Giving Feedback

This resource offers research-informed strategies for providing feedback that is clear, timely, and aligned with your learning objectives. This page defines feedback with research-informed strategies for giving effective feedback, including self-evaluation and peer feedback.

What is Effective Feedback?

Feedback is information shared with learners to help them improve their work. This may include letter grades, rubrics, reflections, comments, and self and peer reviews. Feedback is essential for learners to understand the strengths and areas to improve in their work.

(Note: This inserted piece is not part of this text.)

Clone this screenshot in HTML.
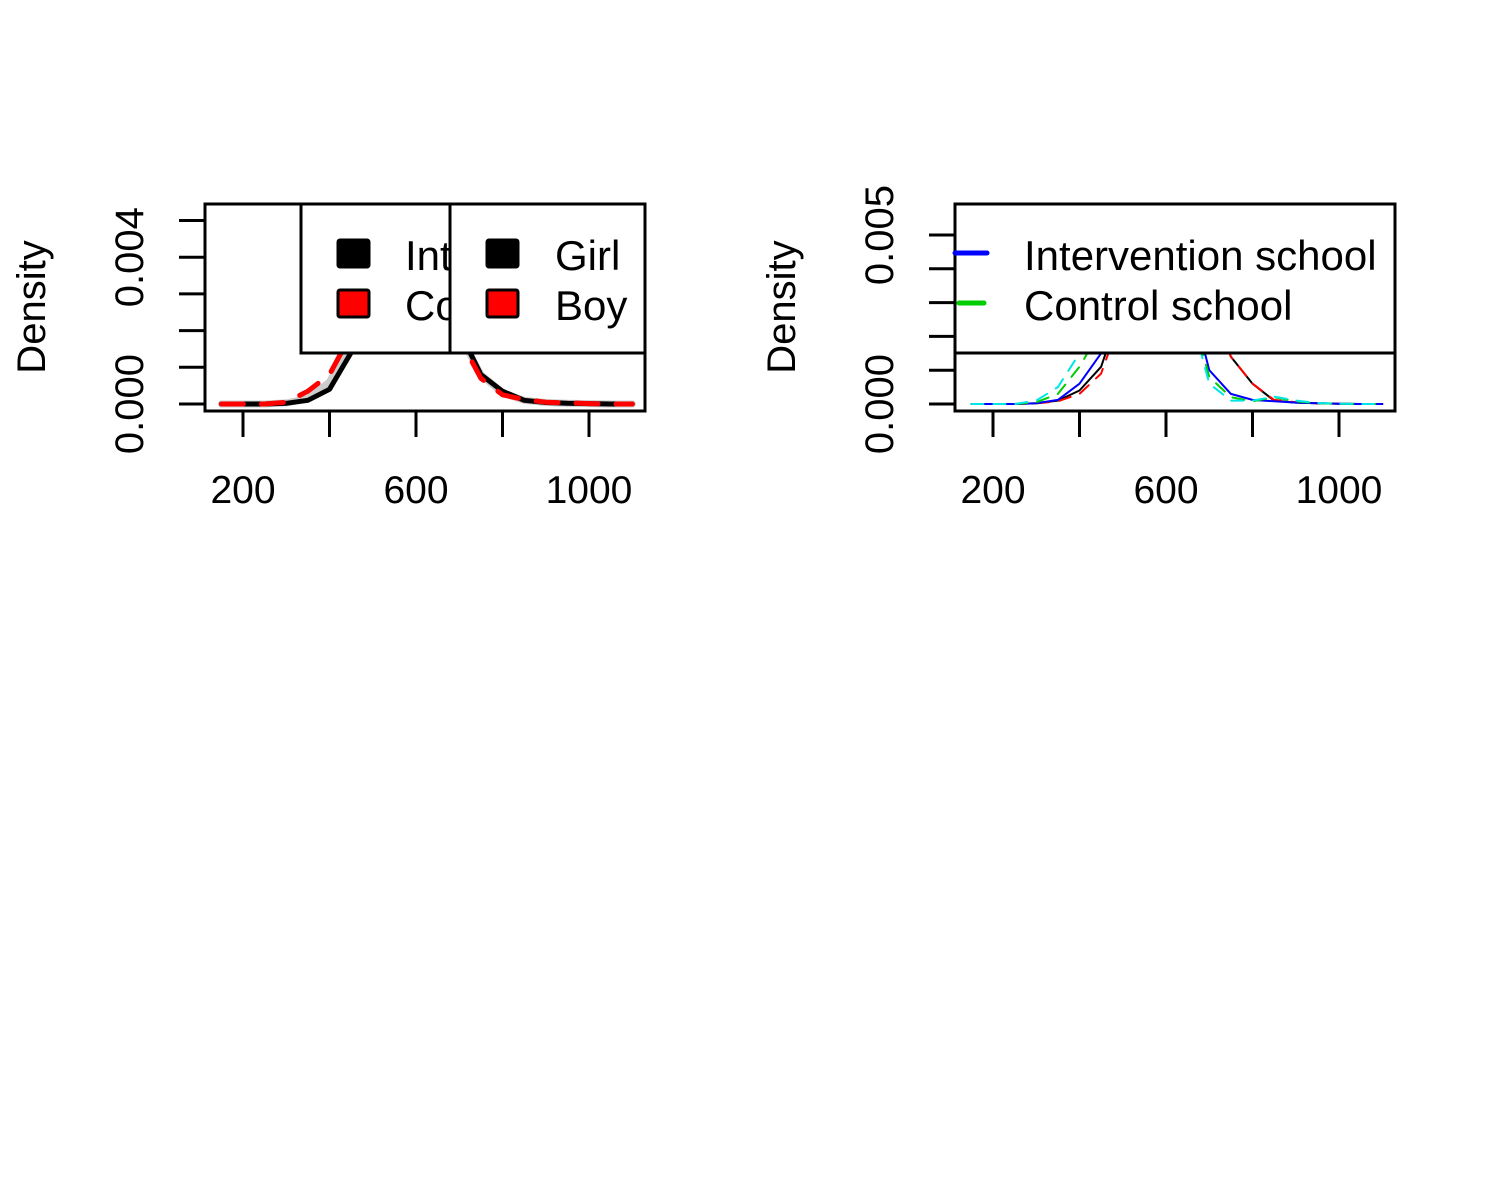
<!DOCTYPE html>
<html><head><meta charset="utf-8"><style>
html,body{margin:0;padding:0;background:#fff;}
svg{display:block;font-family:"Liberation Sans",sans-serif;}
</style></head><body>
<svg id="chart" width="1500" height="1200" viewBox="0 0 1500 1200" xmlns="http://www.w3.org/2000/svg">
<rect width="1500" height="1200" fill="#fff"/>
<defs>
<clipPath id="clipL"><rect x="205" y="204" width="440" height="207"/></clipPath>
<clipPath id="clipR"><rect x="955" y="204" width="440" height="207"/></clipPath>
<clipPath id="clipLegL"><rect x="200" y="200" width="446" height="214"/></clipPath>
<clipPath id="clipLegR"><rect x="950" y="200" width="446" height="214"/></clipPath>
<clipPath id="clipTxtL"><rect x="200" y="200" width="444" height="214"/></clipPath>
</defs>
<g id="left"></g>
<g id="right"></g>
</svg>
<script>
const xGrid = [150,200,250,300,350,400,450,500,550,600,650,700,750,800,850,900,950,1000,1050,1100];
// left panel
const leftBlack = [0,0,0,0.00002,0.0001,0.0004,0.0014,0.0035,0.0055,0.006,0.0045,0.002,0.0008,0.00035,0.0001,0.00004,0.00002,0.00001,0,0];
const leftGrey  = [0,0,0,0.00003,0.00015,0.0006,0.0017,0.0037,0.0056,0.006,0.0044,0.0019,0.0008,0.0003,0.0001,0.00004,0.00002,0.00001,0,0];
const leftRed   = [0,0,0,0.00005,0.00035,0.0008,0.0019,0.0039,0.0057,0.006,0.0043,0.0018,0.0007,0.00025,0.00012,0.00005,0.00003,0.00001,0,0];
// right panel
const rBlack = [0,0,0,0.00002,0.0001,0.0004,0.0011,0.003,0.005,0.006,0.005,0.003,0.0014,0.0006,0.0001,0.00004,0.00002,0.00001,0,0];
const rRed   = [0,0,0,0.00002,0.00008,0.0003,0.0009,0.0027,0.0048,0.006,0.0051,0.0031,0.0014,0.0006,0.00012,0.00005,0.00002,0.00001,0,0];
const rBlue  = [0,0,0,0.00002,0.00012,0.0006,0.0015,0.0035,0.0055,0.006,0.0035,0.001,0.0003,0.00012,0.00008,0.00004,0.00002,0.00001,0,0];
const rGreen = [0,0,0,0.00005,0.0003,0.0011,0.0022,0.004,0.0057,0.006,0.0032,0.0008,0.0002,0.00008,0.0002,0.00008,0.00002,0.00001,0,0];
const rCyan  = [0,0,0,0.0001,0.0005,0.0015,0.0028,0.0045,0.0058,0.006,0.003,0.0006,0.0001,0.0001,0.00022,0.0001,0.00003,0.00001,0,0];
const xTicks = [200,400,600,800,1000];
const xTickLabels = ["200","600","1000"];
const leftYTicks = [0,0.001,0.002,0.003,0.004,0.005];
const rightYTicks = [0,0.001,0.002,0.003,0.004,0.005];

const NS = "http://www.w3.org/2000/svg";
function mk(tag, attrs, parent){const e=document.createElementNS(NS,tag);for(const k in attrs)e.setAttribute(k,attrs[k]);parent.appendChild(e);return e;}

function panel(g, x0, clipId, yPerUnit, yTicks, yLabels, series, legendFn){
  const sx = v => x0 + 38 + (v-200)*0.4325;
  const sy = d => 404 - d*yPerUnit;
  const cg = mk('g',{'clip-path':'url(#'+clipId+')'},g);
  series.forEach(s=>{
    const p = mk('path',{d:s.vals.map((d,i)=>(i?'L':'M')+sx(xGrid[i]).toFixed(1)+','+sy(d).toFixed(1)).join(''),fill:'none',stroke:s.color,'stroke-width':s.w,'stroke-dasharray':s.dash||'none','stroke-linecap':'round','stroke-linejoin':'round'},cg);
    
    
  });
  const box = mk('rect',{x:x0,y:204,width:440,height:207,fill:'none',stroke:'#000','stroke-width':3},g);
  
  
  xTicks.forEach(v=>{mk('line',{x1:sx(v),x2:sx(v),y1:411,y2:437,stroke:'#000','stroke-width':3},g);});
  [200,600,1000].forEach((v,i)=>{
    const t=mk('text',{x:sx(v),y:503,'font-size':39,'text-anchor':'middle'},g);t.textContent=xTickLabels[i];
    
    
  });
  yTicks.forEach(d=>{mk('line',{x1:x0-26,x2:x0,y1:sy(d),y2:sy(d),stroke:'#000','stroke-width':3},g);});
  yLabels.forEach(l=>{
    const y=sy(l.v);
    const t=mk('text',{x:x0-62,y:y,'font-size':40,'text-anchor':'middle',transform:'rotate(-90 '+(x0-62)+' '+y+')'},g);
    t.textContent=l.t;
    
    
  });
  const yl=mk('text',{x:x0-160,y:307,'font-size':40,'text-anchor':'middle',transform:'rotate(-90 '+(x0-160)+' 307)'},g);
  yl.textContent='Density';
  
  
  legendFn(g);
}

const L=document.getElementById('left');
panel(L,205,'clipL',36700,leftYTicks,[{v:0,t:'0.000'},{v:0.004,t:'0.004'}],[
  {vals:leftGrey,color:'#cccccc',w:7,name:'grey-curve'},
  {vals:leftBlack,color:'#000',w:5,name:'black-curve'},
  {vals:leftRed,color:'#ff0000',w:5,dash:'22 18',name:'red-dashed-curve'}
], g=>{
  const lg=mk('g',{'clip-path':'url(#clipLegL)'},g);
  const l1=mk('g',{},lg);
  
  
  mk('rect',{x:301,y:204,width:149,height:149,fill:'#fff',stroke:'#000','stroke-width':3},l1);
  mk('rect',{x:338,y:240,width:31,height:27,rx:2,fill:'#000',stroke:'#000','stroke-width':3},l1);
  mk('rect',{x:338,y:290,width:31,height:27,rx:2,fill:'#ff0000',stroke:'#000','stroke-width':3},l1);
  const tg1=mk('g',{'clip-path':'url(#clipTxtL)'},l1);
  let t=mk('text',{x:405,y:270,'font-size':42},tg1);t.textContent='Intervention school';
  t=mk('text',{x:405,y:320,'font-size':42},tg1);t.textContent='Control school';
  const l2=mk('g',{},lg);
  
  
  mk('rect',{x:450,y:204,width:195,height:149,fill:'#fff',stroke:'#000','stroke-width':3},l2);
  mk('rect',{x:487,y:240,width:31,height:27,rx:2,fill:'#000',stroke:'#000','stroke-width':3},l2);
  mk('rect',{x:487,y:290,width:31,height:27,rx:2,fill:'#ff0000',stroke:'#000','stroke-width':3},l2);
  t=mk('text',{x:555,y:270,'font-size':42},l2);t.textContent='Girl';
  t=mk('text',{x:555,y:320,'font-size':42},l2);t.textContent='Boy';
});

const R=document.getElementById('right');
panel(R,955,'clipR',33800,rightYTicks,[{v:0,t:'0.000'},{v:0.005,t:'0.005'}],[
  {vals:rBlack,color:'#000',w:2,name:'black-curve'},
  {vals:rRed,color:'#ff0000',w:2,dash:'12 10',name:'red-dashed-curve'},
  {vals:rBlue,color:'#0000ff',w:2,name:'blue-curve'},
  {vals:rGreen,color:'#00cd00',w:2,dash:'12 10',name:'green-dashed-curve'},
  {vals:rCyan,color:'#00e5e5',w:2,dash:'12 10',name:'cyan-dashed-curve'}
], g=>{
  const lg=mk('g',{'clip-path':'url(#clipLegR)'},g);
  const l=mk('g',{},lg);
  
  
  mk('rect',{x:955,y:204,width:440,height:149,fill:'#fff',stroke:'#000','stroke-width':3},l);
  mk('line',{x1:955,x2:987,y1:253,y2:253,stroke:'#0000ff','stroke-width':5,'stroke-linecap':'round'},l);
  mk('line',{x1:959,x2:984,y1:303,y2:303,stroke:'#00cd00','stroke-width':5,'stroke-linecap':'round'},l);
  let t=mk('text',{x:1024,y:270,'font-size':42},l);t.textContent='Intervention school';
  t=mk('text',{x:1024,y:320,'font-size':42},l);t.textContent='Control school';
});
</script>
</body></html>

Effective feedback is goal-referenced, tangible and transparent, actionable, user-friendly (specific and personalized), timely, ongoing, consistent (Wiggins, 2012), and growth-focused [“WISE" (Yeager et al., 2014)].

Strategies for Effective Feedback

Goal-Referenced

Connects feedback directly to specific learning goals or criteria to clarify expectations and support student understanding of success.

Instead of vague comments like “good job” or “weak analysis,” try:
“Your analysis effectively identifies key themes, aligning well with our objective of critical literary analysis.”
“In your presentation, the clear articulation of your hypothesis aligns with our strong goal of developing research questions.”

Tangible and Transparent

Grounds feedback in observable aspects of student work; avoids abstract statements or generalities.

Rather than “clarify this,” say: “During your group discussion, you provided relevant examples, which helped clarify complex concepts for your peers.” Or: “Your lab report includes all required sections, but the results section lacks detailed data interpretation.”

Actionable

Gives concrete suggestions students can act on to improve their work or performance.

Instead of “make a strong argument,” try: “To strengthen your argument, consider incorporating recent case studies discussed in class.” “Rehearsing your presentation with a peer can help improve your delivery and timing.”

User-Friendly

Uses clear, simple language that students can easily understand and apply to their work. Feedback should feel supportive and individualized.

Use plain language and limit feedback to 1–2 strengths and 1–2 improvement areas. For example: “I appreciated how you structured your introduction. Support your claims with more evidence to make your argument easier to follow.” Avoid academic jargon or overly critical tones.

Timely

Provided while the task is still fresh, giving students time to reflect and act on it.

Provide feedback soon after submission so students can integrate suggestions in upcoming assignments or revisions: “Here’s a quick note on your draft before the final submission—your outline is strong, but watch out for citation consistency.”

Ongoing

Feedback is not a one-time occurrence; it’s built into the learning process through multiple touchpoints.

Use formative strategies like feedback on drafts, exit tickets, or low-stakes quizzes to provide ongoing guidance. Offer feedback at various stages: “This first draft shows a good start. Next, focus on providing evidence for your analysis in paragraphs two and four.”

Consistent

Reinforces standards and expectations, helping students recognize patterns in your feedback and develop consistency in their performance.

Use the same rubric language throughout the term, and revisit learning outcomes when providing feedback. For example: “As in your previous assignment, I’d like to see clearer citations—refer back to our citation checklist.” See TEP Rubric Resources

Growth-Focused (WISE)

Shows belief in students’ ability to succeed, improving motivation and trust, especially for marginalized students.

Add: “I’m giving you these comments because I have high standards and I know you can meet them.” (Yeager et al., 2014)

Self-Assessment and Peer Feedback

Self-assessment and peer feedback are two effective strategies that can be integrated into any course to help students develop metacognitive skills, ultimately enhancing their own performance as well as that of their peers (Kane et al., 2014).

Strategies for Self-Assessment

  • Use Rubrics: Invite students to evaluate their own work using your rubric before submitting it.
  • Guided Reflection Prompts: Ask questions like: “What’s strongest in this work? What needs more development?”
  • Self-Assessment Checklists: Share pre-submission checklists to help students confirm completion.
  • Two-Draft Model: Require a draft with self-assessment before final submission to support revision.

Strategies for Peer Feedback

  • Model Giving Feedback: Use sentence starters like “One strength of your work is…” or “A suggestion for improvement is…”
  • Structured Forms: Use peer review forms or rubrics to focus students’ attention on specific elements.
  • Reflect on Feedback: Ask students to respond to the feedback they receive: “What will you revise based on this?”